太極拳「超」入門/陳沛山 レビュー

アマゾンで探しものをしていて不意に表示されたのが、こちら陳沛山先生の「太極拳「超」入門」です。

おや、なんか面白そうと思って、買ってみました。

陳沛山老子といえば、陳氏20世の小架式の先生ですね。伝人なのに日本の工業大学の教授というインテリであり、佐々木蔵之介似の二枚目の先生です。お目にかかったことはありませんが、YouTubeで見たところ優しそうな良い人っぽいです。

陳沛山先生の著書は、以前より「大図解陳氏太極拳」というぶっとい本を持っておりまして、参考資料にさせていただいておりました。これは論文みたいに格調高い書物でありまして、読み物として楽しめるという本ではないです。

このたび買った「太極拳「超」入門」は、ソフトな語り口調で書かれており、読みやすい!

講座という体になっているので、本当は、サササッと読むのではなく、一つ一つ実践しつつ、読み進めていく想定なのでしょうけど、面白いので、つい一気に読んでしまいました。

安田先生の「日本では学べない太極拳の秘訣: 大陸武者修行で得た、本場の練拳と身体文化」に匹敵するくらい面白いです。

読みやすい語り口調ながら、説明の表現には、相当に工夫をされておられると思います。私自身もテキストを作っておりますから、どう表現すれば伝わるのか、毎度、苦心して、しょっちゅう書き直しております。

この本を読んで、あっ、これはわかりやすいなー、感性で伝わるなーという表現が多々ありました。

中国人なのに、日本語でこれだけのことを表せるって、すごいなあーと思ってしまいます。

これを先に読んでおけば、私のテキストも、もっと上手に書けたかも。もう10年も前に発行されていたようですが、なんで今まで気が付かなかったのかな?

帯に「太極拳を学ぶすべての者のために」と書かれてまして、陳氏太極拳でない流派の人も、面白く読めて、勉強になると思います。

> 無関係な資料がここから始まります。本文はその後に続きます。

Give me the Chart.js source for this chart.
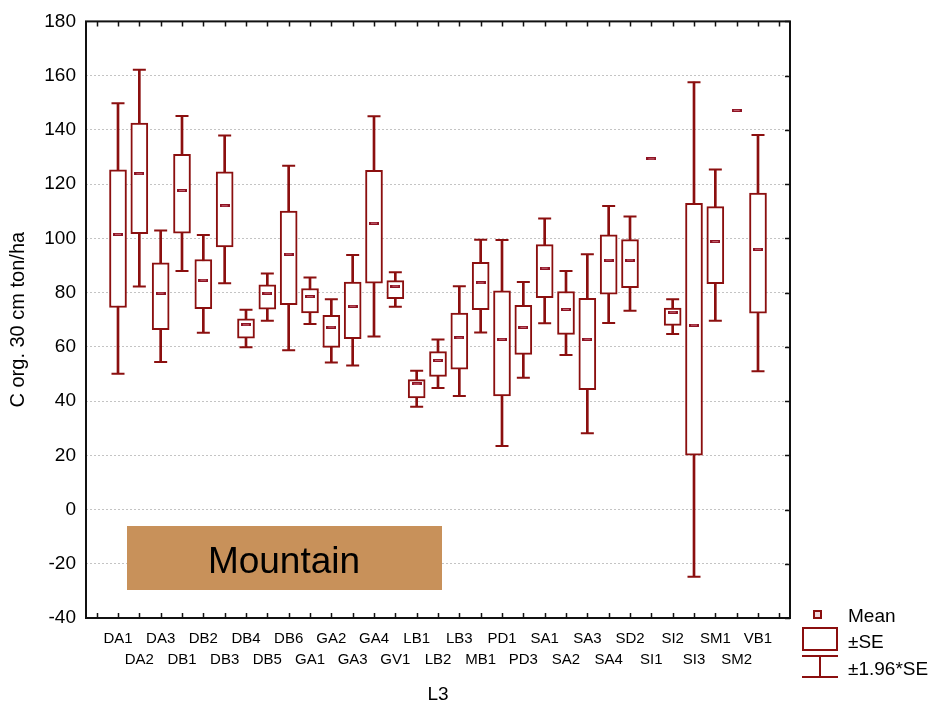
<!DOCTYPE html>
<html>
<head>
<meta charset="utf-8">
<script src="https://cdn.jsdelivr.net/npm/chart.js@4.4.1/dist/chart.umd.min.js"></script>
<style>
  body { margin: 0; background: #fff; }
  #wrap { width: 938px; height: 706px; }
</style>
</head>
<body>
<div id="wrap"><canvas id="myChart"></canvas></div>
<script>
const categories = ['DA1','DA2','DA3','DB1','DB2','DB3','DB4','DB5','DB6','GA1','GA2','GA3','GA4','GV1','LB1','LB2','LB3','MB1','PD1','PD3','SA1','SA2','SA3','SA4','SD2','SI1','SI2','SI3','SM1','SM2','VB1'];
const means = [101.5, 123.8, 79.8, 117.6, 84.6, 112, 68.1, 79.8, 94.2, 78.5, 67.3, 75, 105.6, 82.4, 46.3, 55, 63.3, 83.6, 62.8, 67.2, 89, 73.8, 62.8, 92, 92, 129.3, 72.8, 68, 98.8, 147.2, 96];
const seHigh = [125.3, 142.5, 91, 131, 92.2, 124.5, 70.3, 82.9, 110.1, 81.5, 71.6, 83.9, 125.1, 84.4, 47.9, 58.2, 72.4, 91.2, 80.6, 75.3, 97.7, 80.4, 77.9, 101.3, 99.5, null, 74.3, 112.9, 111.7, null, 116.7];
const seLow = [74.5, 101.7, 66.3, 101.9, 74.1, 96.8, 63.2, 73.9, 75.5, 72.5, 59.8, 63, 83.5, 77.8, 41.2, 49.1, 51.8, 73.7, 41.9, 57.2, 78.1, 64.6, 44.2, 79.4, 81.8, null, 67.9, 20, 83.3, null, 72.4];
const ciHigh = [149.8, 162.2, 102.9, 145.1, 101.2, 137.9, 73.7, 87, 126.8, 85.6, 77.5, 93.9, 145, 87.5, 51.2, 62.7, 82.3, 99.5, 99.4, 83.9, 107.3, 88, 94.1, 111.9, 108.1, null, 77.5, 157.6, 125.4, null, 138.1];
const ciLow = [50.1, 82.2, 54.4, 88, 65.2, 83.4, 59.8, 69.6, 58.7, 68.4, 54.2, 53.1, 63.8, 74.8, 37.9, 44.8, 41.9, 65.3, 23.4, 48.6, 68.7, 57, 28.1, 68.8, 73.3, null, 64.7, -24.8, 69.6, null, 51];

const DARK = '#8b0f0f';
const FONT = '"Liberation Sans", Arial, sans-serif';
Chart.defaults.font.family = FONT;
Chart.defaults.color = '#000';

// one empty slot on each side of the categories
const pad = (arr) => [null, ...arr, null];
const labels = ['', ...categories, ''];
const boxes = pad(seLow.map((v, i) => (v == null ? null : [v, seHigh[i]])));
const whiskers = pad(ciLow.map((v, i) => (v == null ? null : [v, ciHigh[i]])));

const meanMark = document.createElement('canvas');
meanMark.width = 10;
meanMark.height = 3;
const mctx = meanMark.getContext('2d');
mctx.fillStyle = '#8e1424';
mctx.fillRect(0, 0, 10, 3);
mctx.fillStyle = '#c86a78';
mctx.fillRect(2, 1, 6, 1);

const decor = {
  id: 'decor',
  beforeDatasetsDraw(chart) {
    const ctx = chart.ctx;
    ctx.save();
    ctx.fillStyle = '#c8915a';
    ctx.fillRect(127, 526, 315, 64);
    ctx.fillStyle = '#000';
    ctx.font = '37px ' + FONT;
    ctx.textAlign = 'center';
    ctx.textBaseline = 'alphabetic';
    ctx.fillText('Mountain', 284, 573);
    ctx.restore();
  },
  afterDraw(chart) {
    const { ctx, chartArea: a, scales } = chart;
    ctx.save();
    ctx.strokeStyle = '#111';
    ctx.lineWidth = 2;
    ctx.strokeRect(a.left, a.top, a.right - a.left, a.bottom - a.top);
    ctx.lineWidth = 1.5;
    ctx.beginPath();
    labels.forEach((l, i) => {
      const px = Math.round(scales.x.getPixelForTick(i)) + 0.5;
      ctx.moveTo(px, a.top); ctx.lineTo(px, a.top + 5);
      ctx.moveTo(px, a.bottom); ctx.lineTo(px, a.bottom - 5);
    });
    scales.y.ticks.forEach((t) => {
      const py = Math.round(scales.y.getPixelForValue(t.value)) + 0.5;
      ctx.moveTo(a.right, py); ctx.lineTo(a.right - 5, py);
    });
    ctx.stroke();

    // legend
    ctx.strokeStyle = DARK;
    ctx.lineWidth = 2;
    ctx.fillStyle = '#f2dadd';
    ctx.fillRect(814, 611, 7, 7);
    ctx.strokeRect(814, 611, 7, 7);
    ctx.strokeRect(803, 628, 34, 22);
    ctx.beginPath();
    ctx.moveTo(802, 656); ctx.lineTo(838, 656);
    ctx.moveTo(802, 677); ctx.lineTo(838, 677);
    ctx.moveTo(820, 656); ctx.lineTo(820, 677);
    ctx.stroke();
    ctx.fillStyle = '#000';
    ctx.font = '19px ' + FONT;
    ctx.textAlign = 'left';
    ctx.textBaseline = 'alphabetic';
    ctx.fillText('Mean', 848, 622);
    ctx.fillText('\u00b1SE', 848, 648);
    ctx.fillText('\u00b11.96*SE', 848, 675);
    ctx.restore();
  }
};

const ctx = document.getElementById('myChart').getContext('2d');
const myChart = new Chart(ctx, {
  type: 'bar',
  data: {
    labels: labels,
    datasets: [
      {
        type: 'line', label: 'Mean', data: pad(means), showLine: false,
        pointStyle: meanMark, pointRadius: 5, order: 0
      },
      {
        type: 'line', label: 'cap high', data: pad(ciHigh), showLine: false,
        pointStyle: 'line', pointRadius: 6.5, pointBorderWidth: 2, pointBorderColor: DARK, order: 1
      },
      {
        type: 'line', label: 'cap low', data: pad(ciLow), showLine: false,
        pointStyle: 'line', pointRadius: 6.5, pointBorderWidth: 2, pointBorderColor: DARK, order: 1
      },
      {
        label: '\u00b1SE', data: boxes, grouped: false, barThickness: 17,
        backgroundColor: '#fff', borderColor: DARK, borderWidth: 2, borderSkipped: false, order: 2
      },
      {
        label: '\u00b11.96*SE', data: whiskers, grouped: false, barThickness: 2,
        backgroundColor: DARK, borderWidth: 0, order: 3
      }
    ]
  },
  options: {
    responsive: true,
    maintainAspectRatio: false,
    animation: false,
    events: [],
    layout: { padding: { top: 14, right: 148, left: 0, bottom: 0 } },
    plugins: {
      legend: { display: false },
      tooltip: { enabled: false }
    },
    scales: {
      x: {
        offset: true,
        grid: { display: false, drawTicks: false },
        border: { display: false },
        ticks: {
          autoSkip: false, maxRotation: 0, minRotation: 0, padding: 10,
          font: { size: 15, lineHeight: 1.4 },
          callback: function (value, index) {
            const l = labels[index];
            if (!l) return '';
            return index % 2 === 1 ? l : ['', l];
          }
        },
        title: { display: true, text: 'L3', font: { size: 19 }, padding: { top: 0, bottom: 0 } },
        afterFit: (scale) => { scale.height = 88; }
      },
      y: {
        min: -40,
        max: 180,
        grid: { color: '#c4c4c4', lineWidth: 1, drawTicks: false },
        border: { display: false, dash: [2, 2] },
        ticks: { stepSize: 20, padding: 10, font: { size: 19 } },
        title: { display: true, text: 'C org. 30 cm ton/ha', font: { size: 20 }, padding: { top: 6, bottom: 0 } },
        afterFit: (scale) => { scale.width = 86; }
      }
    }
  },
  plugins: [decor]
});
</script>
</body>
</html>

ただ、「中国政府の主導のもと作成された制定拳は素晴らしい」というフォローが入ってはおりますが、あんなもんは太極拳とちゃうで…という本音が、行間から漂っておりまして、24式で金メダルを目指している人には、ショックかも。

おおむね知っている内容が多かったですが、人体経路や感情についてなどは、あまり詳しくは学んでいなかったので、はーなるほど!と勉強になりました。「大図解陳氏太極拳」にも書かれていたはずですが、難しくて頭に入ってなかったです。この本で、すっきり頭に入ってきました。

コラムは、陳式太極拳学習者にとって興味深い話です。

30年くらい前(天安門事件のころ)の陳家溝の話は、よく安田先生より聞かせていただいておりますが、陳沛山老子は、幼少期に文化大革命を経験されたそうで、革命前後から現代にいたるまでお話を書かれておられます。

これがなんだか哀愁が漂っていて、時代の流れや、今の中国に対する思いなど、本当のところどのように感じておられるのか、行間を探ってしまうのでありました。